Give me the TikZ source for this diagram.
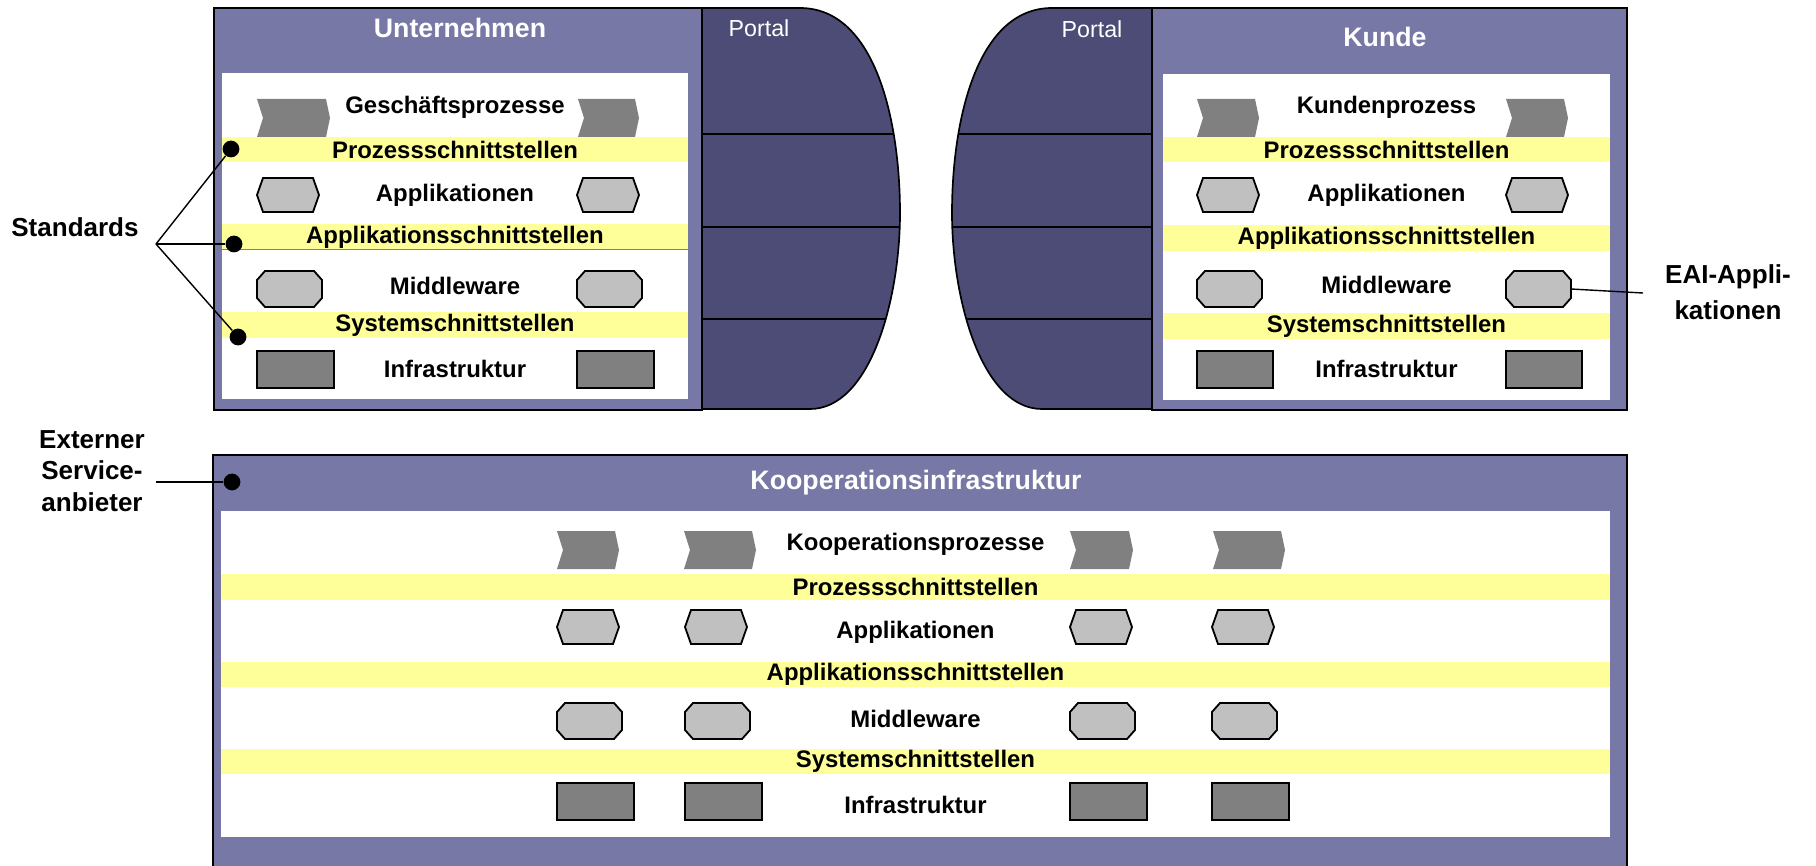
\documentclass[tikz,border=0pt]{standalone}
\usepackage{fontspec}
\setmainfont{Liberation Sans}
\definecolor{framepurple}{HTML}{7878A6}
\definecolor{portalblue}{HTML}{4C4C76}
\definecolor{bandyellow}{HTML}{FFFF99}
\definecolor{shapegray}{HTML}{808080}
\definecolor{lightshape}{HTML}{C0C0C0}
\tikzset{
  frame/.style={draw=black, line width=1.6pt, fill=framepurple},
  portal/.style={draw=black, line width=1.2pt, fill=portalblue},
  title/.style={text=white, font=\fontsize{19}{22}\selectfont\bfseries},
  portaltext/.style={text=white, font=\fontsize{16.5}{19}\selectfont},
  layer/.style={font=\fontsize{17}{20}\selectfont\bfseries, inner sep=0pt},
  band/.style={layer, fill=bandyellow, minimum height=0.625cm},
  side/.style={font=\fontsize{18.5}{22.3}\selectfont\bfseries, align=center},
  dot/.style={circle, fill=black, inner sep=0pt, minimum size=0.42cm},
  link/.style={line width=1pt},
  pics/chev/.style={code={\fill[shapegray] (0,0) -- (#1-4,0) -- (#1,19) -- (#1-4,38) -- (0,38) -- (6,19) -- cycle;}},
  pics/hexa/.style={code={\filldraw[fill=lightshape, line width=1.3pt] (6,0) -- (#1-6,0) -- (#1,17) -- (#1-6,34) -- (6,34) -- (0,17) -- cycle;}},
  pics/octa/.style={code={\filldraw[fill=lightshape, line width=1.3pt] (8,0) -- (#1-8,0) -- (#1,9) -- (#1,27) -- (#1-8,36) -- (8,36) -- (0,27) -- (0,9) -- cycle;
    \coordinate (-e) at (#1,18);}},
  pics/infra/.style={code={\filldraw[fill=shapegray, line width=1.5pt] (0,0) rectangle (#1,37);}}
}
\begin{document}
\begin{tikzpicture}[x=0.025cm, y=-0.025cm]
\useasboundingbox (0,0) rectangle (1816,866);
\draw[frame] (214,8) rectangle (702,410);
\fill[white] (222,73) rectangle (688,399);
\draw[frame] (1152,8) rectangle (1627,410);
\fill[white] (1163,74) rectangle (1610,400);
\fill[framepurple] (213,455) rectangle (1627,866);
\draw[line width=1.6pt] (213,866) -- (213,455) -- (1627,455) -- (1627,866);
\fill[white] (221,511) rectangle (1610,837);

\draw[portal, path picture={\foreach \y in {134,227,319} \draw[line width=1pt] (702,\y) -- (910,\y);}]
  (702,8) -- (800,8) .. controls (875,8) and (900,120) .. (900,213) .. controls (900,300) and (870,409) .. (810,409) -- (702,409) -- cycle;
\draw[portal, path picture={\foreach \y in {134,227,319} \draw[line width=1pt] (940,\y) -- (1152,\y);}]
  (1152,8) -- (1052,8) .. controls (977,8) and (952,120) .. (952,213) .. controls (952,300) and (982,409) .. (1042,409) -- (1152,409) -- cycle;
\node[portaltext] (u-portal) at (759,28) {Portal};
\node[portaltext] (k-portal) at (1092,29) {Portal};

\node[title] (u-title) at (460,28) {Unternehmen};
\node[layer] (u-proc) at (455,107) {Geschäftsprozesse};
\node[band, minimum width=11.65cm] (u-ps) at (455,149.5) {Prozessschnittstellen};
\node[layer] (u-app) at (455,195) {Applikationen};
\node[band, minimum width=11.65cm] (u-as) at (455,237) {Applikationsschnittstellen};
\node[layer] (u-mw) at (455,286) {Middleware};
\node[band, minimum width=11.65cm] (u-ss) at (455,325) {Systemschnittstellen};
\node[layer] (u-inf) at (455,369) {Infrastruktur};
\draw[gray, line width=0.6pt] (u-as.south west) -- (u-as.south east);
\pic at (257,99) {chev=73};
\pic at (578,99) {chev=61};
\foreach \x in {257,577} {
  \pic at (\x,178) {hexa=62};
  \pic at (\x,271) {octa=65};
  \pic at (\x,351) {infra=77};
}

\node[title] (k-title) at (1385,37) {Kunde};
\node[layer] (k-proc) at (1386.5,107) {Kundenprozess};
\node[band, minimum width=11.175cm] (k-ps) at (1386.5,149.5) {Prozessschnittstellen};
\node[layer] (k-app) at (1386.5,195) {Applikationen};
\node[band, minimum width=11.175cm] (k-as) at (1386.5,238) {Applikationsschnittstellen};
\node[layer] (k-mw) at (1386.5,285) {Middleware};
\node[band, minimum width=11.175cm] (k-ss) at (1386.5,326) {Systemschnittstellen};
\node[layer] (k-inf) at (1386.5,369) {Infrastruktur};
\foreach \x in {1197,1506} {
  \pic at (\x,99) {chev=62};
  \pic at (\x,178) {hexa=62};
  \pic at (\x,351) {infra=76};
}
\pic at (1197,271) {octa=65};
\pic (k-m2) at (1506,271) {octa=65};

\node[title] (c-title) at (916,483) {Kooperationsinfrastruktur};
\node[layer] (c-proc) at (915.5,544) {Kooperationsprozesse};
\node[band, minimum width=34.725cm] (c-ps) at (915.5,587) {Prozessschnittstellen};
\node[layer] (c-app) at (915.5,632) {Applikationen};
\node[band, minimum width=34.725cm] (c-as) at (915.5,674) {Applikationsschnittstellen};
\node[layer] (c-mw) at (915.5,719) {Middleware};
\node[band, minimum width=34.725cm] (c-ss) at (915.5,761) {Systemschnittstellen};
\node[layer] (c-inf) at (915.5,805) {Infrastruktur};
\foreach \x/\w in {557/62,684/72,1070/63,1213/72}
  \pic at (\x,531) {chev=\w};
\foreach \x in {557,685,1070,1212} {
  \pic at (\x,610) {hexa=62};
  \pic at (\x,703) {octa=65};
  \pic at (\x,783) {infra=77};
}

\node[side] (std) at (75,227) {Standards};
\coordinate (std-hub) at (156,244);
\node[dot] (d-ps) at (231,149) {};
\node[dot] (d-as) at (234,244) {};
\node[dot] (d-ss) at (238,337) {};
\draw[link] (std-hub) -- (d-ps);
\draw[link] (std-hub) -- (d-as);
\draw[link] (std-hub) -- (d-ss);

\node[side] (ext) at (92,471) {Externer\\Service-\\anbieter};
\coordinate (ext-end) at (156,482);
\node[dot] (d-ext) at (232,482) {};
\draw[link] (ext-end) -- (d-ext);

\node[side, font=\fontsize{18.5}{25.5}\selectfont\bfseries] (eai) at (1728,292) {EAI-Appli-\\kationen};
\coordinate (eai-end) at (1643,293);
\draw[link] (k-m2-e) -- (eai-end);
\end{tikzpicture}
\end{document}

■ **REQUIRED WORK**
Your task is to repeat the data above exactly while excluding the pictures.

■ **ANSWER TO THE TASK**
Give me the TikZ source for this diagram.
\documentclass[tikz,border=0pt]{standalone}
\usepackage{fontspec}
\setmainfont{Liberation Sans}
\definecolor{framepurple}{HTML}{7878A6}
\definecolor{portalblue}{HTML}{4C4C76}
\definecolor{bandyellow}{HTML}{FFFF99}
\definecolor{shapegray}{HTML}{808080}
\definecolor{lightshape}{HTML}{C0C0C0}
\tikzset{
  frame/.style={draw=black, line width=1.6pt, fill=framepurple},
  portal/.style={draw=black, line width=1.2pt, fill=portalblue},
  title/.style={text=white, font=\fontsize{19}{22}\selectfont\bfseries},
  portaltext/.style={text=white, font=\fontsize{16.5}{19}\selectfont},
  layer/.style={font=\fontsize{17}{20}\selectfont\bfseries, inner sep=0pt},
  band/.style={layer, fill=bandyellow, minimum height=0.625cm},
  side/.style={font=\fontsize{18.5}{22.3}\selectfont\bfseries, align=center},
  dot/.style={circle, fill=black, inner sep=0pt, minimum size=0.42cm},
  link/.style={line width=1pt},
  pics/chev/.style={code={\fill[shapegray] (0,0) -- (#1-4,0) -- (#1,19) -- (#1-4,38) -- (0,38) -- (6,19) -- cycle;}},
  pics/hexa/.style={code={\filldraw[fill=lightshape, line width=1.3pt] (6,0) -- (#1-6,0) -- (#1,17) -- (#1-6,34) -- (6,34) -- (0,17) -- cycle;}},
  pics/octa/.style={code={\filldraw[fill=lightshape, line width=1.3pt] (8,0) -- (#1-8,0) -- (#1,9) -- (#1,27) -- (#1-8,36) -- (8,36) -- (0,27) -- (0,9) -- cycle;
    \coordinate (-e) at (#1,18);}},
  pics/infra/.style={code={\filldraw[fill=shapegray, line width=1.5pt] (0,0) rectangle (#1,37);}}
}
\begin{document}
\begin{tikzpicture}[x=0.025cm, y=-0.025cm]
\useasboundingbox (0,0) rectangle (1816,866);
\draw[frame] (214,8) rectangle (702,410);
\fill[white] (222,73) rectangle (688,399);
\draw[frame] (1152,8) rectangle (1627,410);
\fill[white] (1163,74) rectangle (1610,400);
\fill[framepurple] (213,455) rectangle (1627,866);
\draw[line width=1.6pt] (213,866) -- (213,455) -- (1627,455) -- (1627,866);
\fill[white] (221,511) rectangle (1610,837);

\draw[portal, path picture={\foreach \y in {134,227,319} \draw[line width=1pt] (702,\y) -- (910,\y);}]
  (702,8) -- (800,8) .. controls (875,8) and (900,120) .. (900,213) .. controls (900,300) and (870,409) .. (810,409) -- (702,409) -- cycle;
\draw[portal, path picture={\foreach \y in {134,227,319} \draw[line width=1pt] (940,\y) -- (1152,\y);}]
  (1152,8) -- (1052,8) .. controls (977,8) and (952,120) .. (952,213) .. controls (952,300) and (982,409) .. (1042,409) -- (1152,409) -- cycle;
\node[portaltext] (u-portal) at (759,28) {Portal};
\node[portaltext] (k-portal) at (1092,29) {Portal};

\node[title] (u-title) at (460,28) {Unternehmen};
\node[layer] (u-proc) at (455,107) {Geschäftsprozesse};
\node[band, minimum width=11.65cm] (u-ps) at (455,149.5) {Prozessschnittstellen};
\node[layer] (u-app) at (455,195) {Applikationen};
\node[band, minimum width=11.65cm] (u-as) at (455,237) {Applikationsschnittstellen};
\node[layer] (u-mw) at (455,286) {Middleware};
\node[band, minimum width=11.65cm] (u-ss) at (455,325) {Systemschnittstellen};
\node[layer] (u-inf) at (455,369) {Infrastruktur};
\draw[gray, line width=0.6pt] (u-as.south west) -- (u-as.south east);
\pic at (257,99) {chev=73};
\pic at (578,99) {chev=61};
\foreach \x in {257,577} {
  \pic at (\x,178) {hexa=62};
  \pic at (\x,271) {octa=65};
  \pic at (\x,351) {infra=77};
}

\node[title] (k-title) at (1385,37) {Kunde};
\node[layer] (k-proc) at (1386.5,107) {Kundenprozess};
\node[band, minimum width=11.175cm] (k-ps) at (1386.5,149.5) {Prozessschnittstellen};
\node[layer] (k-app) at (1386.5,195) {Applikationen};
\node[band, minimum width=11.175cm] (k-as) at (1386.5,238) {Applikationsschnittstellen};
\node[layer] (k-mw) at (1386.5,285) {Middleware};
\node[band, minimum width=11.175cm] (k-ss) at (1386.5,326) {Systemschnittstellen};
\node[layer] (k-inf) at (1386.5,369) {Infrastruktur};
\foreach \x in {1197,1506} {
  \pic at (\x,99) {chev=62};
  \pic at (\x,178) {hexa=62};
  \pic at (\x,351) {infra=76};
}
\pic at (1197,271) {octa=65};
\pic (k-m2) at (1506,271) {octa=65};

\node[title] (c-title) at (916,483) {Kooperationsinfrastruktur};
\node[layer] (c-proc) at (915.5,544) {Kooperationsprozesse};
\node[band, minimum width=34.725cm] (c-ps) at (915.5,587) {Prozessschnittstellen};
\node[layer] (c-app) at (915.5,632) {Applikationen};
\node[band, minimum width=34.725cm] (c-as) at (915.5,674) {Applikationsschnittstellen};
\node[layer] (c-mw) at (915.5,719) {Middleware};
\node[band, minimum width=34.725cm] (c-ss) at (915.5,761) {Systemschnittstellen};
\node[layer] (c-inf) at (915.5,805) {Infrastruktur};
\foreach \x/\w in {557/62,684/72,1070/63,1213/72}
  \pic at (\x,531) {chev=\w};
\foreach \x in {557,685,1070,1212} {
  \pic at (\x,610) {hexa=62};
  \pic at (\x,703) {octa=65};
  \pic at (\x,783) {infra=77};
}

\node[side] (std) at (75,227) {Standards};
\coordinate (std-hub) at (156,244);
\node[dot] (d-ps) at (231,149) {};
\node[dot] (d-as) at (234,244) {};
\node[dot] (d-ss) at (238,337) {};
\draw[link] (std-hub) -- (d-ps);
\draw[link] (std-hub) -- (d-as);
\draw[link] (std-hub) -- (d-ss);

\node[side] (ext) at (92,471) {Externer\\Service-\\anbieter};
\coordinate (ext-end) at (156,482);
\node[dot] (d-ext) at (232,482) {};
\draw[link] (ext-end) -- (d-ext);

\node[side, font=\fontsize{18.5}{25.5}\selectfont\bfseries] (eai) at (1728,292) {EAI-Appli-\\kationen};
\coordinate (eai-end) at (1643,293);
\draw[link] (k-m2-e) -- (eai-end);
\end{tikzpicture}
\end{document}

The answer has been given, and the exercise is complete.